- **What you need to do**: Retype exactly the lines from the line containing "Rebuild this chart" through the line containing "years = [str(y) for y in range(2000, 2022)]", both included, and nothing more; skip the pictures.

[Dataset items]
— start —

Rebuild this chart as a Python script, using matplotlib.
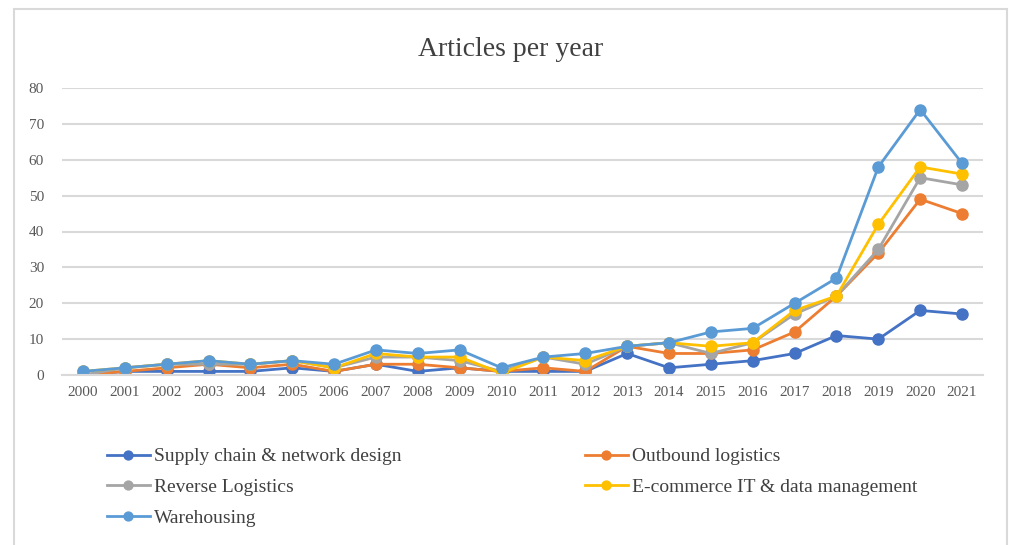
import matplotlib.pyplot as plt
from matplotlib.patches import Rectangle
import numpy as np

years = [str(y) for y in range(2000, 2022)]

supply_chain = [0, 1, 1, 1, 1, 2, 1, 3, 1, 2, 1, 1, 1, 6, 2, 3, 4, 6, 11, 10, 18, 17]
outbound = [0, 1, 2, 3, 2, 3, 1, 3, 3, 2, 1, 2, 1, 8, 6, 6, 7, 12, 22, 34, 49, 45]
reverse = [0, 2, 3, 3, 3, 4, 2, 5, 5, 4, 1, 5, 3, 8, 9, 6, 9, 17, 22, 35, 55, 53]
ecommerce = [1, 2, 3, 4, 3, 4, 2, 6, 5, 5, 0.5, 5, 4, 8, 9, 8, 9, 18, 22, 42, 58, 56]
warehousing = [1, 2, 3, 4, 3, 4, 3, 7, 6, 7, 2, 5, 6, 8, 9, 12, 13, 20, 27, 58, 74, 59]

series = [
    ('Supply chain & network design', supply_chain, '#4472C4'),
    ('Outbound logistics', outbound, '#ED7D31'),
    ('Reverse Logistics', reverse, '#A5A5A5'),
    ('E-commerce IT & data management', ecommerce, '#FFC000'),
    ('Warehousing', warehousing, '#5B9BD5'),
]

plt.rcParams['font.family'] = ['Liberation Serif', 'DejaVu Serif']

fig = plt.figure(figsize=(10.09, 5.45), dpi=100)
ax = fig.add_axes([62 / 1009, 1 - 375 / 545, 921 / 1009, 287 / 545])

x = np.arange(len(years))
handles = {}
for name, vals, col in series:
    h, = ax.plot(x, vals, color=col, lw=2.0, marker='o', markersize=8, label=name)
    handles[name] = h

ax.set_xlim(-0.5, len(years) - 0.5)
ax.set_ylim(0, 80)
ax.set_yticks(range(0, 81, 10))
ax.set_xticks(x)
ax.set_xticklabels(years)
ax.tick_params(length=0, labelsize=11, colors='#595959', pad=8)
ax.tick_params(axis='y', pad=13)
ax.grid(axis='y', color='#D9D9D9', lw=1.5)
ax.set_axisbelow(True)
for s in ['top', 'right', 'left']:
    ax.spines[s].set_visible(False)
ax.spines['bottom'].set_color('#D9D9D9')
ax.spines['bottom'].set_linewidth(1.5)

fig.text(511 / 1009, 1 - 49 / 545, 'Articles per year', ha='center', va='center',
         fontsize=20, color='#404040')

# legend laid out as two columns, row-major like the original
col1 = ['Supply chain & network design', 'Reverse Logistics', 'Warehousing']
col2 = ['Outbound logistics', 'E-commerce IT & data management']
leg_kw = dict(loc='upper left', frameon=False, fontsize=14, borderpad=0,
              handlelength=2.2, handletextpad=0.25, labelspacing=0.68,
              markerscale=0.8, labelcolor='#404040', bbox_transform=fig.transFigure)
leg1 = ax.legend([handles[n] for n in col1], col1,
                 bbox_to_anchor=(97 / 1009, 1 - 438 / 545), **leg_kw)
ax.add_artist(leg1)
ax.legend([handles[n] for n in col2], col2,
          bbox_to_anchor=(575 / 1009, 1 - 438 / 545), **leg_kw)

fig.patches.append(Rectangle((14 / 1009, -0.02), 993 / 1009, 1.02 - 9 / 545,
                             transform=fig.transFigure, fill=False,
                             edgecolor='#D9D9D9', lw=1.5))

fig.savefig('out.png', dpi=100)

— end —
— start —

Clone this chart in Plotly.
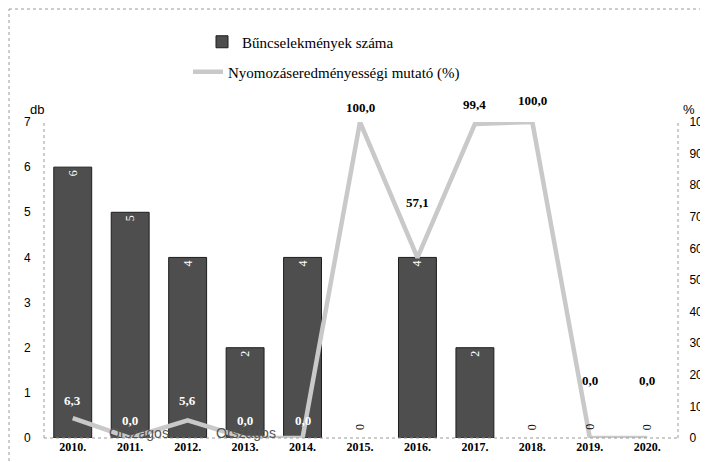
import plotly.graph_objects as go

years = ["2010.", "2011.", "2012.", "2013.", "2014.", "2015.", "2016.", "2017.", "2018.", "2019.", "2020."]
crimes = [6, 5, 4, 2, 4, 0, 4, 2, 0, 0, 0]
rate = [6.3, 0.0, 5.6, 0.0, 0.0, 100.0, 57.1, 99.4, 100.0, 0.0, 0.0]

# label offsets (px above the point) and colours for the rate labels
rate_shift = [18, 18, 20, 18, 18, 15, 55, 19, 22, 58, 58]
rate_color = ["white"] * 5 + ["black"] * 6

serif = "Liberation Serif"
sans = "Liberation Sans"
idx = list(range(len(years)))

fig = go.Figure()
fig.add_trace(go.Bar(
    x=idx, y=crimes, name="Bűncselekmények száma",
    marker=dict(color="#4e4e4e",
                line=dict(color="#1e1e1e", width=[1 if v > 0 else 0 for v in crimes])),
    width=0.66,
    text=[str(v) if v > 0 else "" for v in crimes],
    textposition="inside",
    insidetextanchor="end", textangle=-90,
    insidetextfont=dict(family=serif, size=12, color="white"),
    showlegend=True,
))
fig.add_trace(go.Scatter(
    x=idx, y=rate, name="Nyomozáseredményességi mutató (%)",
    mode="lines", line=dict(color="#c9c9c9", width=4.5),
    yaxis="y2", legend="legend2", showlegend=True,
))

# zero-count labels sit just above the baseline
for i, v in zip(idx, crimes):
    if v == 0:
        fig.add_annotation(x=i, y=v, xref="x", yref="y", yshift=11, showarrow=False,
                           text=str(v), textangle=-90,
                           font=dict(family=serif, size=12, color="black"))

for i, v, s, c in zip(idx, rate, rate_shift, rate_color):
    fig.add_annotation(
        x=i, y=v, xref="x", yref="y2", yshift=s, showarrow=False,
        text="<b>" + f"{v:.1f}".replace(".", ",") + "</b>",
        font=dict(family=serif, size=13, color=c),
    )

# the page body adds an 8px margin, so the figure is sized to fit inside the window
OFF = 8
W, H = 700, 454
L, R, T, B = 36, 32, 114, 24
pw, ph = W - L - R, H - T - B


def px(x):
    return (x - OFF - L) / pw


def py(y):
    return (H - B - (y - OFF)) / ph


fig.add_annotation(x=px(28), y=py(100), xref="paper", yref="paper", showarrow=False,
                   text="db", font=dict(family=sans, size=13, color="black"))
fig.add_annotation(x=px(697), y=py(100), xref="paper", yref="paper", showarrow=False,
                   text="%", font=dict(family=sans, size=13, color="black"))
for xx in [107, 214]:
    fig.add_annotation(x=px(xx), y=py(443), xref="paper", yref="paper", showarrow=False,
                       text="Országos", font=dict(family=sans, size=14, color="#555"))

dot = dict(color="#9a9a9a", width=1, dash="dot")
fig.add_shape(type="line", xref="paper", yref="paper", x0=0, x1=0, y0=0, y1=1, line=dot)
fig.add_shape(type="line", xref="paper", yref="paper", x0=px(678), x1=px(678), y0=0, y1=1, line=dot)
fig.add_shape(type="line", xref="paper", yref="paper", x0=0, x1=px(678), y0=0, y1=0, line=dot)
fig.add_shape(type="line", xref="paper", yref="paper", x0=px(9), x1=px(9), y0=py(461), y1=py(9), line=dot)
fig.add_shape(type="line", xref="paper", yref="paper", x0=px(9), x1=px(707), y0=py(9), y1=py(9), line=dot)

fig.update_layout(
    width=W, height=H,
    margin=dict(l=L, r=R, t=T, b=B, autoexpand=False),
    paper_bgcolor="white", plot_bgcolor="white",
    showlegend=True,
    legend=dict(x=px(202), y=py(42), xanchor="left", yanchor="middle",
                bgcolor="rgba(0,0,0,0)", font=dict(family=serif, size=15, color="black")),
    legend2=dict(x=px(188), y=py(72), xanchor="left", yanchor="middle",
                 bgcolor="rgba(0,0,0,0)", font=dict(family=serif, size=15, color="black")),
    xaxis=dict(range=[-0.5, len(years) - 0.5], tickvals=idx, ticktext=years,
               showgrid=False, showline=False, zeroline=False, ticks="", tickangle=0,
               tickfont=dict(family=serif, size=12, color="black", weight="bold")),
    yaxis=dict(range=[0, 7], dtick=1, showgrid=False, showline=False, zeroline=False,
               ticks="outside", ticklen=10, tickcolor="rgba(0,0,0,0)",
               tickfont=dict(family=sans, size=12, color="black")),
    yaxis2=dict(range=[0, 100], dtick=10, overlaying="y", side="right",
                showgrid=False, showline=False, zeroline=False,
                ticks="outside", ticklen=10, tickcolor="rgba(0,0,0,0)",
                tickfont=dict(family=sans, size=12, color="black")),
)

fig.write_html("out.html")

— end —
— start —

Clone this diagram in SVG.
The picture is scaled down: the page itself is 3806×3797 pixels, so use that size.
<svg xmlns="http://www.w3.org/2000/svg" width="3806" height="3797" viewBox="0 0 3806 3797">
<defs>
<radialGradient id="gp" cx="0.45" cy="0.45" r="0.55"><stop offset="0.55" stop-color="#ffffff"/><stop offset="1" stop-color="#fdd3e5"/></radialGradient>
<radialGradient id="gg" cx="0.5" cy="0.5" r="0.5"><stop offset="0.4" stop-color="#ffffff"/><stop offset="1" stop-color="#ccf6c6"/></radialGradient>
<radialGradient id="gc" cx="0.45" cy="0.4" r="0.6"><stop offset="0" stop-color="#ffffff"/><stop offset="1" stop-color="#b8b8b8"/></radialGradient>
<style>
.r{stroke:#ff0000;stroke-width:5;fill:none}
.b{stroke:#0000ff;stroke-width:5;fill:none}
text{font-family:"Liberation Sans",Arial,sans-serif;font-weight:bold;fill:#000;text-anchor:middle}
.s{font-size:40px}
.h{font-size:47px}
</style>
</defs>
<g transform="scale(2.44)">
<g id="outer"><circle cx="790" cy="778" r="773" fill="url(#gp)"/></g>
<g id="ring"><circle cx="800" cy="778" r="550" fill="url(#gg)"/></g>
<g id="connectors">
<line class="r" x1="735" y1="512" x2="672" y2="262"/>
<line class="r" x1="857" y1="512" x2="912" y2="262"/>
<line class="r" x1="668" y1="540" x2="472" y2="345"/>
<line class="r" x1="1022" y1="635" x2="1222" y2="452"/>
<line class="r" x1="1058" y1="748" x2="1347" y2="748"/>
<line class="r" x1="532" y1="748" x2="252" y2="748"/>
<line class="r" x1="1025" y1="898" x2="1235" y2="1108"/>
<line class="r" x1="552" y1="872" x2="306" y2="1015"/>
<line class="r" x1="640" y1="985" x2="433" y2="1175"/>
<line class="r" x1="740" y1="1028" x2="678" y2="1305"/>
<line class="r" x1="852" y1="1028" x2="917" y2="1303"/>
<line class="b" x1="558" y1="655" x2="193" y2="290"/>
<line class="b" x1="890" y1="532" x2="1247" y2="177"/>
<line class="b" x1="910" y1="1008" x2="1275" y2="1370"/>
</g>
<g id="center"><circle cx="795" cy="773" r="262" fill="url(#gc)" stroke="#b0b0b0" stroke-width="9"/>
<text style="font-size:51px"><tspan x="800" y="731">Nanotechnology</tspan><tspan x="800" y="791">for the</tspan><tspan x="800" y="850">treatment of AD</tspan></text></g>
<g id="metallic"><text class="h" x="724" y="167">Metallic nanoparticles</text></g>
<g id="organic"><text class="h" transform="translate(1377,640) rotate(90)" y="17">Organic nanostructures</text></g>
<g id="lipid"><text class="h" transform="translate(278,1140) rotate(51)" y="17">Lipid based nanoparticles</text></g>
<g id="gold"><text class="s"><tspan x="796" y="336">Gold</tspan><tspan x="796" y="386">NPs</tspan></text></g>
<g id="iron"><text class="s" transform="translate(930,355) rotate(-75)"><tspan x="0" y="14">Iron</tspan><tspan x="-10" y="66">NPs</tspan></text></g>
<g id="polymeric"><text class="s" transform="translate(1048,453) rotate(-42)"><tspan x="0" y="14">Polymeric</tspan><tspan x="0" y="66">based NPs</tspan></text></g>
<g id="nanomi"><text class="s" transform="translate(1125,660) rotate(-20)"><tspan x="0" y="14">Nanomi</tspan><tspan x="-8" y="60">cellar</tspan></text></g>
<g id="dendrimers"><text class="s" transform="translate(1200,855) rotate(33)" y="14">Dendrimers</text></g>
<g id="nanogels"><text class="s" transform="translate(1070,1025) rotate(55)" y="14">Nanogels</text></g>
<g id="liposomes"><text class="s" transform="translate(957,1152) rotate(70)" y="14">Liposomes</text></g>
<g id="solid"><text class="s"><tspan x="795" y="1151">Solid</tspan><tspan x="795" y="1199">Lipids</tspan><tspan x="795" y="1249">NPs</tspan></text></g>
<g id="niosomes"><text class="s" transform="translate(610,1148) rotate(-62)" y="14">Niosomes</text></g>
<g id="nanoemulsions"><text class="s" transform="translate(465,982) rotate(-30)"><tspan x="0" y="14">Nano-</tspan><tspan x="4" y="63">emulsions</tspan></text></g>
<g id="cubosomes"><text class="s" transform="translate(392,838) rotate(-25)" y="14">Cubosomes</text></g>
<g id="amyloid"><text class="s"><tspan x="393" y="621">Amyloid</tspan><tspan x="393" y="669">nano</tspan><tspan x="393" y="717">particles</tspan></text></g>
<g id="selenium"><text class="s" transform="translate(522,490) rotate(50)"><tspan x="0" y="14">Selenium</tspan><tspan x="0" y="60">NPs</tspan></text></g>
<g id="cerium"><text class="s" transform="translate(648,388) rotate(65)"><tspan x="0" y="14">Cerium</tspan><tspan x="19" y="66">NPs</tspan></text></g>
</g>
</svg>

— end —

- **Solution below**:
Rebuild this chart as a Python script, using matplotlib.
import matplotlib.pyplot as plt
from matplotlib.patches import Rectangle
import numpy as np

years = [str(y) for y in range(2000, 2022)]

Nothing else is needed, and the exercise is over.